→ **AIM**
In the lines below, output everything from the first line through the line containing "treated_pc2 = [2.72, -3.25, -5.30]" exactly as it is. Pictures are not part of the output.

→ **DATA**
:::

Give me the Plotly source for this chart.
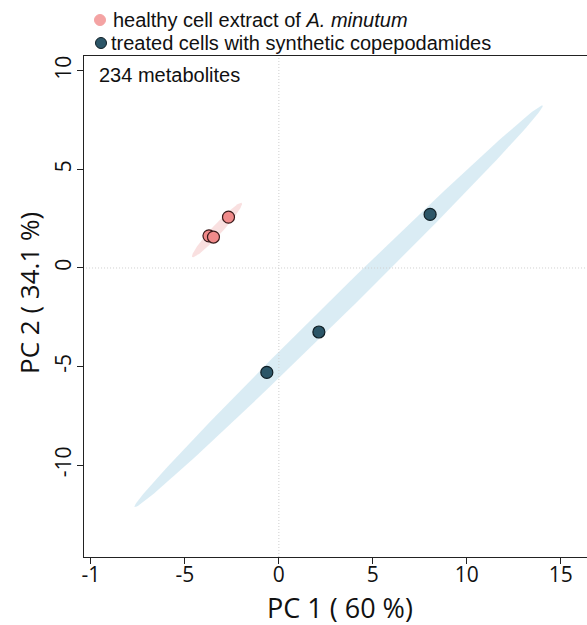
import numpy as np
import plotly.graph_objects as go

# ---- data ----
healthy_pc1 = [-3.72, -3.48, -2.68]
healthy_pc2 = [1.63, 1.57, 2.58]
treated_pc1 = [8.05, 2.13, -0.64]
treated_pc2 = [2.72, -3.25, -5.30]

group_names = ["healthy cell extract of <i>A. minutum</i>",
               "treated cells with synthetic copepodamides"]
legend_colors = ["#F4A3A3", "#2C5668"]
x_tick_vals = [-10, -5, 0, 5, 10, 15]
x_tick_text = ["-1", "-5", "0", "5", "10", "15"]
y_tick_vals = [10, 5, 0, -5, -10]
y_tick_text = ["10", "5", "0", "-5", "-10"]
annotation_text = "234 metabolites"
x_title = "PC 1 ( 60 %)"
y_title = "PC 2 ( 34.1 %)"

CHI2_95 = 5.991

W, H = 587, 625
ML, MR, MT, MB = 84, 0, 56, 68
PW, PH = W - ML - MR, H - MT - MB


def px(x):
    return (x - ML) / PW


def py(y):
    return (H - MB - y) / PH


def conf_ellipse(xs, ys, n=200):
    xs = np.asarray(xs, float)
    ys = np.asarray(ys, float)
    cov = np.cov(np.vstack([xs, ys]))
    vals, vecs = np.linalg.eigh(cov)
    vals = np.clip(vals, 1e-6, None)
    t = np.linspace(0, 2 * np.pi, n)
    circ = np.vstack([np.cos(t), np.sin(t)])
    pts = vecs @ (np.sqrt(vals * CHI2_95)[:, None] * circ)
    return pts[0] + xs.mean(), pts[1] + ys.mean()


fig = go.Figure()

ex, ey = conf_ellipse(healthy_pc1, healthy_pc2)
fig.add_trace(go.Scatter(x=ex, y=ey, mode="lines", fill="toself",
                         fillcolor="rgba(248,218,218,0.85)", line=dict(width=0),
                         showlegend=False, hoverinfo="skip"))
ex, ey = conf_ellipse(treated_pc1, treated_pc2)
fig.add_trace(go.Scatter(x=ex, y=ey, mode="lines", fill="toself",
                         fillcolor="rgba(216,235,243,0.95)", line=dict(width=0),
                         showlegend=False, hoverinfo="skip"))

# zero reference lines
fig.add_trace(go.Scatter(x=[0, 0], y=[-20, 20], mode="lines",
                         line=dict(color="#cfcfcf", width=1, dash="1px,2px"),
                         showlegend=False, hoverinfo="skip"))
fig.add_trace(go.Scatter(x=[-20, 30], y=[0, 0], mode="lines",
                         line=dict(color="#cfcfcf", width=1, dash="1px,2px"),
                         showlegend=False, hoverinfo="skip"))

fig.add_trace(go.Scatter(x=healthy_pc1, y=healthy_pc2, mode="markers",
                         marker=dict(size=12, color="#F08A8A",
                                     line=dict(color="#3a1a1a", width=1.2)),
                         showlegend=False))
fig.add_trace(go.Scatter(x=treated_pc1, y=treated_pc2, mode="markers",
                         marker=dict(size=12, color="#2C5668",
                                     line=dict(color="#0f1e25", width=1.2)),
                         showlegend=False))

# custom legend (keys as pixel-sized circles, labels as text)
legend_rows = [(100, 20, 111), (101, 43, 109)]
for (cx, cy, tx), name, col in zip(legend_rows, group_names, legend_colors):
    fig.add_shape(type="circle", xref="paper", yref="paper",
                  xsizemode="pixel", ysizemode="pixel",
                  xanchor=px(cx), yanchor=py(cy), x0=-5.5, x1=5.5, y0=-5.5, y1=5.5,
                  fillcolor=col,
                  line=dict(color="#0f1e25" if col == "#2C5668" else col, width=1))
    fig.add_annotation(text=name, xref="paper", yref="paper", x=px(tx), y=py(cy),
                       xanchor="left", yanchor="middle", showarrow=False,
                       font=dict(family="Liberation Sans, Arial", size=20, color="#111"))

fig.add_annotation(text=annotation_text, xref="paper", yref="paper",
                   x=px(97), y=py(75), xanchor="left", yanchor="middle", showarrow=False,
                   font=dict(family="Liberation Sans, Arial", size=20, color="#111"))

fig.add_annotation(text=y_title, xref="paper", yref="paper",
                   x=px(29), y=py(293), textangle=-90,
                   xanchor="center", yanchor="middle", showarrow=False,
                   font=dict(family="Open Sans", size=26, color="#111"))

fig.add_annotation(text=x_title, xref="paper", yref="paper",
                   x=px(340), y=py(607), xanchor="center", yanchor="middle",
                   showarrow=False,
                   font=dict(family="Open Sans", size=27, color="#111"))

axis_common = dict(showgrid=False, zeroline=False, showline=True, linecolor="#222",
                   linewidth=1, ticks="outside", ticklen=6, tickcolor="#222",
                   automargin=False,
                   tickfont=dict(family="Open Sans", size=21, color="#111"))

fig.update_layout(
    width=W, height=H,
    margin=dict(l=ML, r=MR, t=MT, b=MB, autoexpand=False),
    plot_bgcolor="white", paper_bgcolor="white",
    xaxis=dict(range=[-10.37, 16.4], tickmode="array", tickvals=x_tick_vals,
               ticktext=x_tick_text, mirror=True, ticklabelstandoff=-7,
               **axis_common),
    yaxis=dict(range=[-14.67, 10.76], tickmode="array", tickvals=y_tick_vals,
               ticktext=y_tick_text, tickangle=-90, ticklabelstandoff=-2,
               **axis_common),
    showlegend=False,
)

fig.write_html("out.html")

:::

→ **OUTPUT BELOW**
Give me the Plotly source for this chart.
import numpy as np
import plotly.graph_objects as go

# ---- data ----
healthy_pc1 = [-3.72, -3.48, -2.68]
healthy_pc2 = [1.63, 1.57, 2.58]
treated_pc1 = [8.05, 2.13, -0.64]
treated_pc2 = [2.72, -3.25, -5.30]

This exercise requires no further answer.